Cloud costs in 2022: why the bill grew without new projects

How currency swings and provider pricing changes shifted the economics of cloud for companies in 2022.

In early 2022 several of my clients faced the same situation: their cloud infrastructure bill grew by 50-100% in local currency terms without any change in the volume of resources consumed. No new projects, no configuration mistakes - just a currency shift and a change in some providers' pricing policies.

This is a good occasion to talk about cloud economics in general - what goes into them and what can be done about it.

What cloud costs consist of

A cloud bill is not one number. It is a combination of different line items, each of which can grow independently.

Compute - instances, containers, functions. Storage - object, block, archive. Traffic - inbound, outbound, cross-region. Managed services - databases, queues, monitoring. Support and licences.

In most companies these items are not explicitly separated. The cloud bill arrives as one line and is treated as a constant - until it grows. At that point it turns out that no one understands in detail what is actually consuming the budget.

Why cloud costs often escape control

The first reason is growth by default. Teams create new resources but rarely delete old ones. Test environments stay running. Backups are kept longer than needed. Instances run at excess capacity because "we might need it".
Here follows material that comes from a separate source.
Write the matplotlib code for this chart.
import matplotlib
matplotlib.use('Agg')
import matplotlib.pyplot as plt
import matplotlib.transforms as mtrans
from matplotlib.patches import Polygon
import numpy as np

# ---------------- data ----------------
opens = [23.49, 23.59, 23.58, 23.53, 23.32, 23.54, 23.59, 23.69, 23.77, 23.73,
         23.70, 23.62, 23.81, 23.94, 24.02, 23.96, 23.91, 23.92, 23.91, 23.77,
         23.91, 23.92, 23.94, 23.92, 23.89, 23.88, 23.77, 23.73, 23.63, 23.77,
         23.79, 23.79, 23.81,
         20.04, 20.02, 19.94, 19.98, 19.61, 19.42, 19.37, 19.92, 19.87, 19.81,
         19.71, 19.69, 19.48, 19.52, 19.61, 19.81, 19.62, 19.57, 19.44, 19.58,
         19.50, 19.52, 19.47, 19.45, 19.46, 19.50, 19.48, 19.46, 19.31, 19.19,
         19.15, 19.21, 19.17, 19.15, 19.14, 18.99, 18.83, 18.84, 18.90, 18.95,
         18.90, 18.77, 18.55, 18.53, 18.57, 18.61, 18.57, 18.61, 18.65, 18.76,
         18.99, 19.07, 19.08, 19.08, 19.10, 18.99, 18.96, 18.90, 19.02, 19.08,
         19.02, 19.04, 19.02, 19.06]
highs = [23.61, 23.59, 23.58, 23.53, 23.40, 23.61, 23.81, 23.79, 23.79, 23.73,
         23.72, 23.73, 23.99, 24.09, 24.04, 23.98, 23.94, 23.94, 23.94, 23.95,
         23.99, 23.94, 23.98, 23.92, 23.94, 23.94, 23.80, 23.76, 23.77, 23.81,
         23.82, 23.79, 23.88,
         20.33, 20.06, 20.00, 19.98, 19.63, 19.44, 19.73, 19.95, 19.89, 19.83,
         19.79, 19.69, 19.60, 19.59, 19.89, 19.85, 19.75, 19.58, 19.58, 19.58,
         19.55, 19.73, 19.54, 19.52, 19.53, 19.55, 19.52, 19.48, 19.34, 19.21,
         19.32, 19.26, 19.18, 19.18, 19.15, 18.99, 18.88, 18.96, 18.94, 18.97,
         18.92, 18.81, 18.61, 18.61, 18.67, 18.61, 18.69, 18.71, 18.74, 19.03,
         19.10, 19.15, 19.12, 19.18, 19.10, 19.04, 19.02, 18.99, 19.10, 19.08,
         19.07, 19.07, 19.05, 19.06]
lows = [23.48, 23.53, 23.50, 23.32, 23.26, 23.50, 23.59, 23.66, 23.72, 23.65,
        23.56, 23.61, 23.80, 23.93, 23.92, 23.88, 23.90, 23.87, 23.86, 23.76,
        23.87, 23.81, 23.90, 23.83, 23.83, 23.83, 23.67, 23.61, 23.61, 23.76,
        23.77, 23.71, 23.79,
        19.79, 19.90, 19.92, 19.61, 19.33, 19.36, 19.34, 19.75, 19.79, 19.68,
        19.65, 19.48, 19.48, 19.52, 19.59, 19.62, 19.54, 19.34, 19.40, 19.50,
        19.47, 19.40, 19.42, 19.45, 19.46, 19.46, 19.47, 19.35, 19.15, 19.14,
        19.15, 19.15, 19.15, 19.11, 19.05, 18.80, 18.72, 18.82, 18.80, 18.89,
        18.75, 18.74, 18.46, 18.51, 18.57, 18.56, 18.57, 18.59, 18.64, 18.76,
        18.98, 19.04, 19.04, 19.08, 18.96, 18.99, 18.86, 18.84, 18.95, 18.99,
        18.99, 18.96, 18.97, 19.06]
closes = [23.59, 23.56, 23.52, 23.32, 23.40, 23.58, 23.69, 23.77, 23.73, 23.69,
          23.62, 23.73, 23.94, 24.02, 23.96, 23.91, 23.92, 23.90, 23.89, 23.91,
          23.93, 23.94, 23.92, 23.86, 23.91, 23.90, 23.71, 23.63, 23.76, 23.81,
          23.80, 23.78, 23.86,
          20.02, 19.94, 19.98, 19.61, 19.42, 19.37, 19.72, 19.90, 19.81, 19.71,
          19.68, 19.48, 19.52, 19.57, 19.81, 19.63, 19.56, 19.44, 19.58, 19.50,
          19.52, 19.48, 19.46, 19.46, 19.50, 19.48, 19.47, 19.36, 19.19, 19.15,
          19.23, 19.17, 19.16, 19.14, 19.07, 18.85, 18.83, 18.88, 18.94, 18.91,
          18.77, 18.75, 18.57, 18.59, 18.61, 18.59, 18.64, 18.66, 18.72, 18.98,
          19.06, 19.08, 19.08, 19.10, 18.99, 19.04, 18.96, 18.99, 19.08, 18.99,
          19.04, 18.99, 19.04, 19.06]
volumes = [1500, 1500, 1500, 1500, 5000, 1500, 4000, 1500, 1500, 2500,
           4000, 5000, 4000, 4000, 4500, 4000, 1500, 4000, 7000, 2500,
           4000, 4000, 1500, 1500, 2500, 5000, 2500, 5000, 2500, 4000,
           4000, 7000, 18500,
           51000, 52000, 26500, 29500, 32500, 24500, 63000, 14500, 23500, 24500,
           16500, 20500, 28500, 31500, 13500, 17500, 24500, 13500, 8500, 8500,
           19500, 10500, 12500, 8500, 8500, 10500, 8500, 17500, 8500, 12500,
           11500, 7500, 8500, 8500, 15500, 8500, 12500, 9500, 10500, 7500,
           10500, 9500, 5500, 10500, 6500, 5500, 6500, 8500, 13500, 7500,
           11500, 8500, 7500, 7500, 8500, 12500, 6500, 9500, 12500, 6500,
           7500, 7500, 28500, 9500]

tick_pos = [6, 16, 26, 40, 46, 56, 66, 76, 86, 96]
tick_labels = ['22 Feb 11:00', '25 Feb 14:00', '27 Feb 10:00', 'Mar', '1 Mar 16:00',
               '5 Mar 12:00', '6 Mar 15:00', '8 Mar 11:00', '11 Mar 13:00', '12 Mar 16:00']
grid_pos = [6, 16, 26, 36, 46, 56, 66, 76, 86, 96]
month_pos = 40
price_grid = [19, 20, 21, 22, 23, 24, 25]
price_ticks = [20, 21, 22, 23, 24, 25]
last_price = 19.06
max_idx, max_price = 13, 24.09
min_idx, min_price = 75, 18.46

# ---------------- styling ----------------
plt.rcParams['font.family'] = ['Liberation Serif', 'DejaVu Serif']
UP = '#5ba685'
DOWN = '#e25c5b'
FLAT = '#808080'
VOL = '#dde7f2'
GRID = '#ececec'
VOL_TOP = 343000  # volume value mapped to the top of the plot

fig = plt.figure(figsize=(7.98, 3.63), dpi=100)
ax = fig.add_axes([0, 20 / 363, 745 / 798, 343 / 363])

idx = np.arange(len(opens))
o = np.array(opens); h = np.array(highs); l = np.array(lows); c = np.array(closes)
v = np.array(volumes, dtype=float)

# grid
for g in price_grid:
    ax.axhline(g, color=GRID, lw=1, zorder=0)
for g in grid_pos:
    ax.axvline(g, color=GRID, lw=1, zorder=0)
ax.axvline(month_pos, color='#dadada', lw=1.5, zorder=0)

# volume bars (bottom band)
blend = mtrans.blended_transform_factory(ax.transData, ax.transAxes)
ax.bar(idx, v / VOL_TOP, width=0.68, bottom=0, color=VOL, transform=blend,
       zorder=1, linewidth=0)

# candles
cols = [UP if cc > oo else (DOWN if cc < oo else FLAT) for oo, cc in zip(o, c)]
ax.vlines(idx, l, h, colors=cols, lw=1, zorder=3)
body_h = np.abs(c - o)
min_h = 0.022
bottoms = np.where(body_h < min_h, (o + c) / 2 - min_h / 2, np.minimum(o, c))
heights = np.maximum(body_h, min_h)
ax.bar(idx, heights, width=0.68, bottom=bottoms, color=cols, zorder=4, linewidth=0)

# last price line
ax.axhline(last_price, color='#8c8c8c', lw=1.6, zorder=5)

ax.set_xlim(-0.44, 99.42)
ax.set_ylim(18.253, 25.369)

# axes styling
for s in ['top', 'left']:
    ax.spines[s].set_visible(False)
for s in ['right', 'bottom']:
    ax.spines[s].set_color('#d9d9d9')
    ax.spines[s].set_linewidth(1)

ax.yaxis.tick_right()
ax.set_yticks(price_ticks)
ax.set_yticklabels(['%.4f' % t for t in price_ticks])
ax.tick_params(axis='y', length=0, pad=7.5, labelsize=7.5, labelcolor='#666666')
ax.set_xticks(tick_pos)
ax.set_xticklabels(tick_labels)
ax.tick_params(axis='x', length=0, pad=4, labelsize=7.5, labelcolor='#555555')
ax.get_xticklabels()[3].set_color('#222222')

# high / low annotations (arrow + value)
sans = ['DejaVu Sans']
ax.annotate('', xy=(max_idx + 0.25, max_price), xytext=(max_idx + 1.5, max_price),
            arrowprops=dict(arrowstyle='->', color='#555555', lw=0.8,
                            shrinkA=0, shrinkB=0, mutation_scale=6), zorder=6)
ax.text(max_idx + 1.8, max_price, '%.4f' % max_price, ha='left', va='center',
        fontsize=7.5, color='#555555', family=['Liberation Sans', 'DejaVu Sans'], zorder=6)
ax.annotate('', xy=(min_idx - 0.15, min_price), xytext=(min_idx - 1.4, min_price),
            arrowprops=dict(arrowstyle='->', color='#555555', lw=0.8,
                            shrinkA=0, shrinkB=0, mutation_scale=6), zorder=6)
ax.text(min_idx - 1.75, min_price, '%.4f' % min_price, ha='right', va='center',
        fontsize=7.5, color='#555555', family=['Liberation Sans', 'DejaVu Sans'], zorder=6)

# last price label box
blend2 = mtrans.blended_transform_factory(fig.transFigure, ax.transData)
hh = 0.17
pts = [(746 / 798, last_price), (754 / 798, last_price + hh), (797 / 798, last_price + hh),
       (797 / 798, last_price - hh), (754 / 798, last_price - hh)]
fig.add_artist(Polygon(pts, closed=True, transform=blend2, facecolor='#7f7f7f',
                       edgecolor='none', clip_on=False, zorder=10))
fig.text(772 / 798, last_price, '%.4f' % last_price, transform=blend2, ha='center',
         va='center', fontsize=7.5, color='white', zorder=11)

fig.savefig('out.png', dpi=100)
The second reason is visibility only at the level of the total bill. Without detailed cost allocation by project, team, or service, it is impossible to see where money is being spent inefficiently.

The third reason is architectural decisions made without considering cost. A microservices architecture with heavy internal traffic, a suboptimal choice of storage classes, unnecessary redundancy - all of this creates hidden costs that surface when things scale or when prices change.

What to do during a period of price increases

When prices are rising for external reasons, there are a few parallel workstreams.

Audit current spending. Get a breakdown of the bill by line item and by project. Find unused or excess resources - this typically yields 10-30% savings without any architectural changes.

Review storage architecture. Data that is rarely accessed should live in cheaper storage classes. This is a simple change that is often not made.

Evaluate alternatives. If one provider has become more expensive or unavailable, what are the options - another international provider, a local cloud, a hybrid approach? This requires analysis, not an immediate decision.

Restructure contracts. Many providers offer discounts for committing to resource reservations over time. If consumption is predictable, this can deliver meaningful savings.

Questions to ask

  1. Do you know what share of your cloud bill is attributable to each project or product?
  2. When was the last audit of unused resources?
  3. Do you have a dedicated cloud budget with month-by-month variance monitoring?
  4. If your primary cloud provider became unavailable or doubled its prices, do you have a plan?

Managing cloud costs is not a one-time task. It is an operational discipline that requires regular attention.